It was a windy, cold, and snowy weekend, the perfect weekend for indoor pursuits. On Saturday I sewed a new comforter cover and pillowcases that I’d had the material for since November. I’d sort of been waiting until I got the new flooring and had the room gutted anyway for painting and flooring, but…I wanted the new look already. It doesn’t *clash* with the current walls and carpet, but it doesn’t look great either! Our sales reps want the guys to change a large section of demo floor at the store to something that is currently available, and I’m welcome to take home the *old* click laminate from that area. It’s been in the store for two years and is in great shape. Only the really big question is WHEN the guys will have time to replace the store floor when they are so very busy? So, yeah. New look: started.
I also began scrapbooking our September trip to Vancouver Island. I’ve only had the scrapbook desk set up since January, so don’t look at me that way. The hard part, apparently, is STARTING. I’m pleased with the eight or ten pages I’ve gotten done thus far.
Sunday after church Jim decided we needed to buy The Incredibles. So we watched it Sunday afternoon, went to his sister and brother-in-law’s for supper and watched it again at their place with their two teen boys. It gave me some time to analyze the storyline (grin) and learn. If you’ve watched the movie, I’d be interested in your input. If you haven’t, you may want to skip the rest of this post. Either you WANT to see it, and this will contain spoilers, or you DON’T want to, in which case you’ll be bored silly.
Jean commented a few days ago that having trouble spotting subplots might be a good thing, meaning that they’re so well interwoven into the main story line that they don’t stand out. I have suspected all along, though, that it might require a different colored pair of glasses to see subplots. So I had a *duuh* moment (hour) with The Incredibles. So many subplots! The resolving of Bob and Helen’s marriage problems is a subplot. Ditto Violet’s shyness (characterized both by her relationship with Tony and by her hair, both resolved).
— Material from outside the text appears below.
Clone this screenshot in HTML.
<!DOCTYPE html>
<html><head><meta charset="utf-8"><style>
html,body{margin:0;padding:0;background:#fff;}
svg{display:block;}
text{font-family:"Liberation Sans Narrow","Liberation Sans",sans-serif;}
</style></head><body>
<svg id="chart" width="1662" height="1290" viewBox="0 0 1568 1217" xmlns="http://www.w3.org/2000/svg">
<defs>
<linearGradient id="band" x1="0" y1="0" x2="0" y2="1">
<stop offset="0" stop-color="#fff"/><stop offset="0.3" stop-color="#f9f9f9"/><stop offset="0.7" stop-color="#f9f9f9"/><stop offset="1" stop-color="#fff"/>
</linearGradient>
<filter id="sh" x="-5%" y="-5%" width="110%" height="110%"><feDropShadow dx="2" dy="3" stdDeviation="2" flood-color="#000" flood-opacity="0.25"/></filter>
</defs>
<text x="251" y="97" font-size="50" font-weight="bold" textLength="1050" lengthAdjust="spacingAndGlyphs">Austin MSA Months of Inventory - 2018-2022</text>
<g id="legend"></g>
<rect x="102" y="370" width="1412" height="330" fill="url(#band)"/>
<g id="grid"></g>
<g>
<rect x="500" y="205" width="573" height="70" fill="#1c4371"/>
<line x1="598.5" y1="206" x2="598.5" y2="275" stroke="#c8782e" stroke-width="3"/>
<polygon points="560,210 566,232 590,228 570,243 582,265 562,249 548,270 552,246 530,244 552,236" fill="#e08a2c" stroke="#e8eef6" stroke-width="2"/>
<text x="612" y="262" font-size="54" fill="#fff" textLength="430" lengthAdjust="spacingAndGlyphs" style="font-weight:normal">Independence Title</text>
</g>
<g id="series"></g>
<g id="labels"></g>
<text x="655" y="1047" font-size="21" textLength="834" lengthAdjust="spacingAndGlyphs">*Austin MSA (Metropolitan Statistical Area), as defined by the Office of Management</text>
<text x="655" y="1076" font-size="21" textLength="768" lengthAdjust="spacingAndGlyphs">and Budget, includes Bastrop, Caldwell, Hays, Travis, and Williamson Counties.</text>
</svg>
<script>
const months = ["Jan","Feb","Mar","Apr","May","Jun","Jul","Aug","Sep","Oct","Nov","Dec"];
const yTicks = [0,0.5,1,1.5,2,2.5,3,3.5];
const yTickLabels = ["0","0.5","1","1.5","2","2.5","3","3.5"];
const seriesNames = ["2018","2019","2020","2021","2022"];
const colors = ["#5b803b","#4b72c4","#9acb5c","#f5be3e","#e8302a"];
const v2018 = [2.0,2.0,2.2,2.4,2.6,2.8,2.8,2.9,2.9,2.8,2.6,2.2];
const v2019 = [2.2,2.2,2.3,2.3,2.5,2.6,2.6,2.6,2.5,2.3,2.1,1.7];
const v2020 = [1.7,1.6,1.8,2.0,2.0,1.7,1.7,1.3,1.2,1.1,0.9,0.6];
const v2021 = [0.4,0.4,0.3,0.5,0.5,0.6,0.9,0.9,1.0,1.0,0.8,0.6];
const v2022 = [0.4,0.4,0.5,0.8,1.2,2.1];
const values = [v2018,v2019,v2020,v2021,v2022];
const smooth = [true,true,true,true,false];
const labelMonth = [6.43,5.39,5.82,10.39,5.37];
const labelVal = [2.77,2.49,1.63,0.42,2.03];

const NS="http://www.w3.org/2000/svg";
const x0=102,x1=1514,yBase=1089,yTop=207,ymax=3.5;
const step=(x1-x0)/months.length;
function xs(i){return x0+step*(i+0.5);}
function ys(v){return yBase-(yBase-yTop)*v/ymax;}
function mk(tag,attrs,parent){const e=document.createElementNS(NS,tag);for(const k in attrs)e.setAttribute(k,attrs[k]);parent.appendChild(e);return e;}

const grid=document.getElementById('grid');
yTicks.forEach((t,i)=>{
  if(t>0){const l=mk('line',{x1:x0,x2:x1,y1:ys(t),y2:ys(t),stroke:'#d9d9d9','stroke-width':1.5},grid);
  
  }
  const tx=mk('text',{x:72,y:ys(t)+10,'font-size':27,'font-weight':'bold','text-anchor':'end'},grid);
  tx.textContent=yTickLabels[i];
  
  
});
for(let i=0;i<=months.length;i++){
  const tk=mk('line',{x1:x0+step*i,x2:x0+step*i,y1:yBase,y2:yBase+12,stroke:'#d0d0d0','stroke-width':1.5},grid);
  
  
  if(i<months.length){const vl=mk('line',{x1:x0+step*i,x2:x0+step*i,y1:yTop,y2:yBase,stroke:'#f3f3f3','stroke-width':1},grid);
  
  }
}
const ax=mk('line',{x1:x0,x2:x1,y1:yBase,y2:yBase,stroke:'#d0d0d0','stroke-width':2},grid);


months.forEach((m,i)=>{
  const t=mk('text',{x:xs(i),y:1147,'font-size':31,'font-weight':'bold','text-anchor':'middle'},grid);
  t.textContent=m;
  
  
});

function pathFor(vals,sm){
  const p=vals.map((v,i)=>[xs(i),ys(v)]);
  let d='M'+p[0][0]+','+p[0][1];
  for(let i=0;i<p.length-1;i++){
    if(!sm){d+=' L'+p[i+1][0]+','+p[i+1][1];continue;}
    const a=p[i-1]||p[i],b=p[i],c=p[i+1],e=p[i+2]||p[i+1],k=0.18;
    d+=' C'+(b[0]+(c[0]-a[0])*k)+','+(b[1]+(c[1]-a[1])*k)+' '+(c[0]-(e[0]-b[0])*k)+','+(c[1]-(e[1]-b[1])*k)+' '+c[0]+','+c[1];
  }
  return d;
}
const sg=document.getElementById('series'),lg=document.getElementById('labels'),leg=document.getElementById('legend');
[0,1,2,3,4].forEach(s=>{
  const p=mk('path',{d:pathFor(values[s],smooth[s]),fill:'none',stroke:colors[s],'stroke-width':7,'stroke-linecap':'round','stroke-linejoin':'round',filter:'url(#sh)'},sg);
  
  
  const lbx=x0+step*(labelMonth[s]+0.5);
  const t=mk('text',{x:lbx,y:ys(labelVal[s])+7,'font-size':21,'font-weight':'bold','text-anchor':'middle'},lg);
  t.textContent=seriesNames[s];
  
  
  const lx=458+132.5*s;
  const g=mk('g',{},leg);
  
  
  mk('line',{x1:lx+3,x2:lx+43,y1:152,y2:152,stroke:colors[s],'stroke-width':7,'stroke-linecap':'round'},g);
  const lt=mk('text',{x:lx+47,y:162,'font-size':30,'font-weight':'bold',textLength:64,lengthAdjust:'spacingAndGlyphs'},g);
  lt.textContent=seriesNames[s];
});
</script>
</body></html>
Ditto Dash’s learning the appropriate use of his powers (from a kid who puts tacks on his teacher’s chair to a kid who figures out how to come in second in a race). Ditto Jack-Jack’s having no special powers to figuring out what his are. Ditto Edna’s search for the perfect material for super-suits, which includes the tiny subplot regarding why you should not have a cape on a super-suit. Ditto Mirage’s recognition of Buddy’s evilness and decision to help the Incredibles escape. Even the babysitter had her own subplot, from calm, cool and collected to frazzled beyond belief with Jack-Jack, to willingly giving the baby to the first person to walk in the door. Maybe the littlest subplot had to do with the neighbor kid on the tricycle, who kept sitting in their driveway to see what amazing thing would happen next. There are literally dozens of subplots woven together to create this super incredible movie. Could the movie have been done without all of these subplots? Certainly. Any one, two, or three of them could have been eliminated. The kid on the trike, for instance, adds NOTHING to the main story (except a little wow factor). But you couldn’t have eliminated very many before the story would have begun to unravel. It would certainly have been a much less rich experience.
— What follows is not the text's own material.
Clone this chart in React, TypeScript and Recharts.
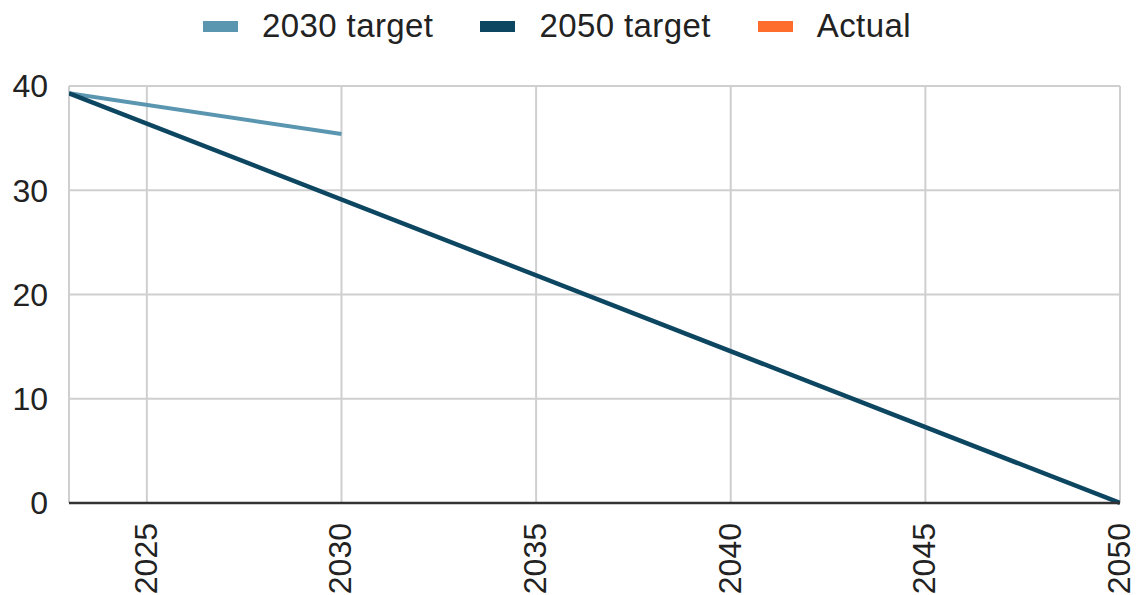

And without Violet’s and Dash’s subplots, how could this family have learned to work together (the main theme, I think), instead of Bob (Mr. Incredible) continuing to work alone? Many of the subs were necessary to the eventual outcome, but were still not, in and of themselves, the main plot.
For those of you who have wondered about my inability to understand subplots, I think you can relax now. I finally had on the right pair of glasses (incredible ones) to see the underworkings of the plot. Does that mean that the weaving wasn’t tight enough? I don’t think so. I think I was finally able to SEE, and it all fell into place. Hopefully it will prove to be like learning to ride a bicycle; once you know, you never forget how.
The dvd *extras*, such as the alternate opening scene were also fascinating from a writer’s point of view (yes, we also watched THOSE twice). The director knew the story he wanted to tell, but played with different ways to get to it. What would set up the action in the best way? Also good lessons in how to eliminate unnecessary characters. And I haven’t even touched the pacing of the story line, the lulls, the build-ups, the climax, the heroes thinking they’ve won and then finding the villain has the baby… So much more meat for study. Believe it or not, I could watch it again…
I feel like I spent hours yesterday in a writer’s workshop! Good stuff. I recommend the movie, in case you haven’t figured that out.